## Input rows

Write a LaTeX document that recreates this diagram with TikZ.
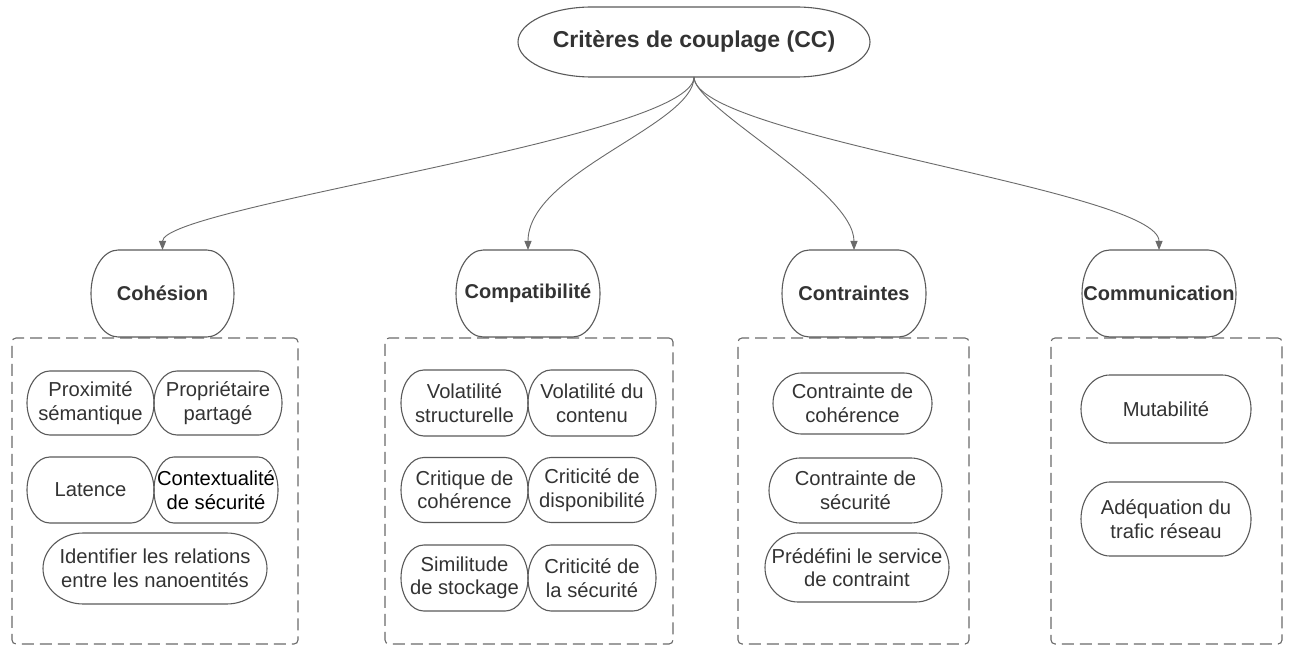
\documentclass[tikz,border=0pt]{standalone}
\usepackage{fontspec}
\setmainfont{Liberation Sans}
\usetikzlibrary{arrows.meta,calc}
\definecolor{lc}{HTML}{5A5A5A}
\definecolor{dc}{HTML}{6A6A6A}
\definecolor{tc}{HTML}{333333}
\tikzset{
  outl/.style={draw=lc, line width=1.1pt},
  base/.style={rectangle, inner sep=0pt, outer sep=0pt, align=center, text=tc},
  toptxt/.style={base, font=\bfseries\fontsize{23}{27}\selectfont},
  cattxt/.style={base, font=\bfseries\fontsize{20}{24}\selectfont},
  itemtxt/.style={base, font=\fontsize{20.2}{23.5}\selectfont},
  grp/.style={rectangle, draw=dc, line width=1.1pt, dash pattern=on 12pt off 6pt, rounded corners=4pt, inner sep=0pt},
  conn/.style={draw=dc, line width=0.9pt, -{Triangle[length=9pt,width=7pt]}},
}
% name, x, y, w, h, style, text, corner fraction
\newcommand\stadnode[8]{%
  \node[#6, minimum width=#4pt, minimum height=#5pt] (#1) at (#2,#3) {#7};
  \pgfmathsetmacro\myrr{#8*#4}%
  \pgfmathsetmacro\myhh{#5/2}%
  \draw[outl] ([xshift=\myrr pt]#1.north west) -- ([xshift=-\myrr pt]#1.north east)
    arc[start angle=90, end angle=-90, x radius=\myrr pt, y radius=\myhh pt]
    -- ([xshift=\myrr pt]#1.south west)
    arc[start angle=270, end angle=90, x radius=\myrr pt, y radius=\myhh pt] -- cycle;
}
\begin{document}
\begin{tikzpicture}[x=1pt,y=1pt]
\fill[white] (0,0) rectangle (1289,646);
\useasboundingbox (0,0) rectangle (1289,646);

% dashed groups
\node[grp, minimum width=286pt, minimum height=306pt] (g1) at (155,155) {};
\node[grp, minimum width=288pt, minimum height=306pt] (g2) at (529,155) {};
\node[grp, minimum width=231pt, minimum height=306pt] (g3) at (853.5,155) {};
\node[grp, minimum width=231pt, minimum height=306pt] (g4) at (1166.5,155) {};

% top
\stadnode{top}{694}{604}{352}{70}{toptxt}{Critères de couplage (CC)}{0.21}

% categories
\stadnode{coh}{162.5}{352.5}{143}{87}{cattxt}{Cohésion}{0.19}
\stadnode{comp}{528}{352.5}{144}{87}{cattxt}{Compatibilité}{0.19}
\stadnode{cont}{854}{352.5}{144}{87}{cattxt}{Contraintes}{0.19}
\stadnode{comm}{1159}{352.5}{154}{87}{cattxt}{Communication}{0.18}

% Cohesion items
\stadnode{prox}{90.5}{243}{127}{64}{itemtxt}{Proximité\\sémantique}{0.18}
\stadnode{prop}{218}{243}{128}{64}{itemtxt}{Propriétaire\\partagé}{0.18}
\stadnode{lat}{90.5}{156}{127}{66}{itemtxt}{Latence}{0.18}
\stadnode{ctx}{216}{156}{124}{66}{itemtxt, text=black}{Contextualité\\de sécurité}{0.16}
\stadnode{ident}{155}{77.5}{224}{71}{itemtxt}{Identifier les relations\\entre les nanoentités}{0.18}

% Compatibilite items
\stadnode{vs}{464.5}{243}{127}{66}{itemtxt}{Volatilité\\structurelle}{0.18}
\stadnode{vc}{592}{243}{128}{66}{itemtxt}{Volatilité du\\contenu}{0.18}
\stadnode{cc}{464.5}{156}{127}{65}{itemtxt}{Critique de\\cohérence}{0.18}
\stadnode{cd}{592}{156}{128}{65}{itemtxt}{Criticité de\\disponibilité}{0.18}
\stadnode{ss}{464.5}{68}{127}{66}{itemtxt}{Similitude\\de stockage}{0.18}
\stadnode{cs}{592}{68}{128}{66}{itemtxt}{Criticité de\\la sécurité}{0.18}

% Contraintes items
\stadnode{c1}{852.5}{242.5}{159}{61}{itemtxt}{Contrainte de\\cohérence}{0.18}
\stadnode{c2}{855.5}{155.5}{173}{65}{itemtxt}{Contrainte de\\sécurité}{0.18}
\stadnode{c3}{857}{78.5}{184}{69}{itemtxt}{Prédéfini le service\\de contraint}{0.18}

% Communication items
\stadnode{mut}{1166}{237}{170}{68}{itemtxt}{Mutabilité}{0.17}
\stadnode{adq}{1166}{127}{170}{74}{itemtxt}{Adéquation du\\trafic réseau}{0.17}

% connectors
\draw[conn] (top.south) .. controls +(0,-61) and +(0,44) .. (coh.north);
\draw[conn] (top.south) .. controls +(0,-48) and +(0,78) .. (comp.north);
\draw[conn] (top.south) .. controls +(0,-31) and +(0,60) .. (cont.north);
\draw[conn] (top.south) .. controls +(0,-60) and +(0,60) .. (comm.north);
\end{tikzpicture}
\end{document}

* * *

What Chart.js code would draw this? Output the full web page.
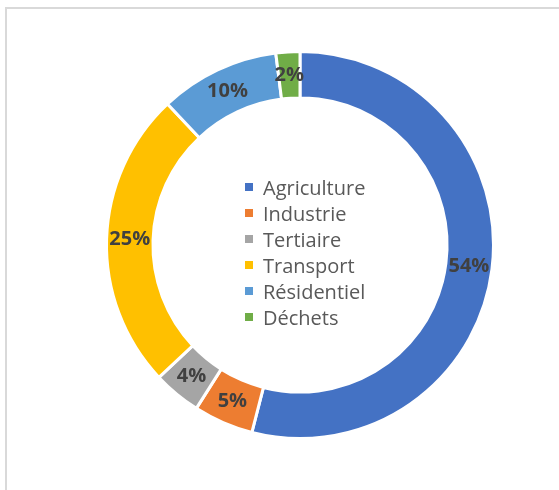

## What to produce
Gather all lines where the word "draw" appears.

## Output of the task
  outl/.style={draw=lc, line width=1.1pt},
  grp/.style={rectangle, draw=dc, line width=1.1pt, dash pattern=on 12pt off 6pt, rounded corners=4pt, inner sep=0pt},
  conn/.style={draw=dc, line width=0.9pt, -{Triangle[length=9pt,width=7pt]}},
  \draw[outl] ([xshift=\myrr pt]#1.north west) -- ([xshift=-\myrr pt]#1.north east)
\draw[conn] (top.south) .. controls +(0,-61) and +(0,44) .. (coh.north);
\draw[conn] (top.south) .. controls +(0,-48) and +(0,78) .. (comp.north);
\draw[conn] (top.south) .. controls +(0,-31) and +(0,60) .. (cont.north);
\draw[conn] (top.south) .. controls +(0,-60) and +(0,60) .. (comm.north);
What Chart.js code would draw this? Output the full web page.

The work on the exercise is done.